女となった王は、世を捨てて森に行くが、そこで出会ったヨガ行者と結ばれる。そして女となった王は、女の性の底深い喜びを知ることになる。二人は交合の行に没入し、性の合一による神秘の扉を開くことに成功する。タントラの世界である。
以下、見事なポルノ小説以上の交合の場面が表現されるが、チャタレイ夫人など問題外の高みだが、すでに哲学であるし、またタントラ密教にもつながる性の合一による宗教的、シャクティの、性による神人合一の宇宙世界が展開される。
今や一つの器となった二人の体内に封じ込められたプラウマは、次第に膣内の熱に熱せられ、なべの蒸気のように滾る。ヨギニーのシャクティはヨギンの男根の熱によって燃え上がり、無数の精気の微粒子が胎内を猛烈な速さで飛び交い、一つ一つの細胞を蘇らせてゆく………。(おお、こんな宗教的哲学的ポルノがあるか。すごいぞ、昔のインド人)
その時、一瞬時は止まり、ヨギンとヨギニーの肉体は一つに溶解し、死と生、彼岸と此岸の背理と断絶は、時空のひとひねりによってつながり、限りない惨たらしさと限りない優しさの奏でる楽の音に乗って、久遠の宇宙の営みへと向かっていくのである………。(すごい表現だ、交合描写もすごいけど)
インドラ神は、女になった王を、もとの男にもどそうとする。しかし、女になった王は、それを断る。男の人生より、女の人生を選ぶという。インドラ神は驚く。
女になって分かりましたが、子供を育む愛情は、男が子に抱く愛情より、女のほうがずっと強く深いのです。なによりも先ず、性交の歓びは女のほうか遥かに深く、大きいのです。それだけで十分。その歓びをとおして色々なことを知ります。寛大さや包容力の大切さも知ります。子育ての喜びもおおきいのです。インドラさまも、一度女になってみたらいかがですか?………。

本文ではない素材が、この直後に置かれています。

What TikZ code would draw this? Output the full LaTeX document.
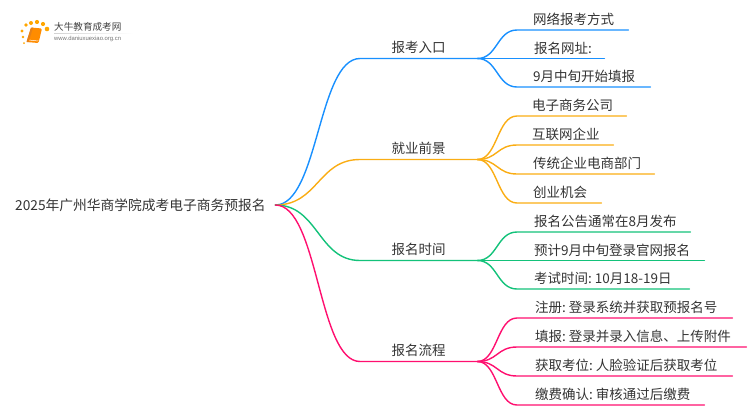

若いころ、宇宙飛行士となって月から地球をみるのが良いか、女となって子供を妊娠してみるのが良いか、二択の質問あそびがあった。わたしの応えは、宇宙飛行士より妊娠だった。ヘンリー・ミラーの『南回帰線』にも、自分が行いながら、女性が男の一部を受け容れることへの驚きがのべてあったが、しかし妊娠もだが、自分の体内でそんなことが、男の脳では想像するだけで発狂しそうな体験世界だが、女性たちは、たんたんと受け入れている。すごいなあ。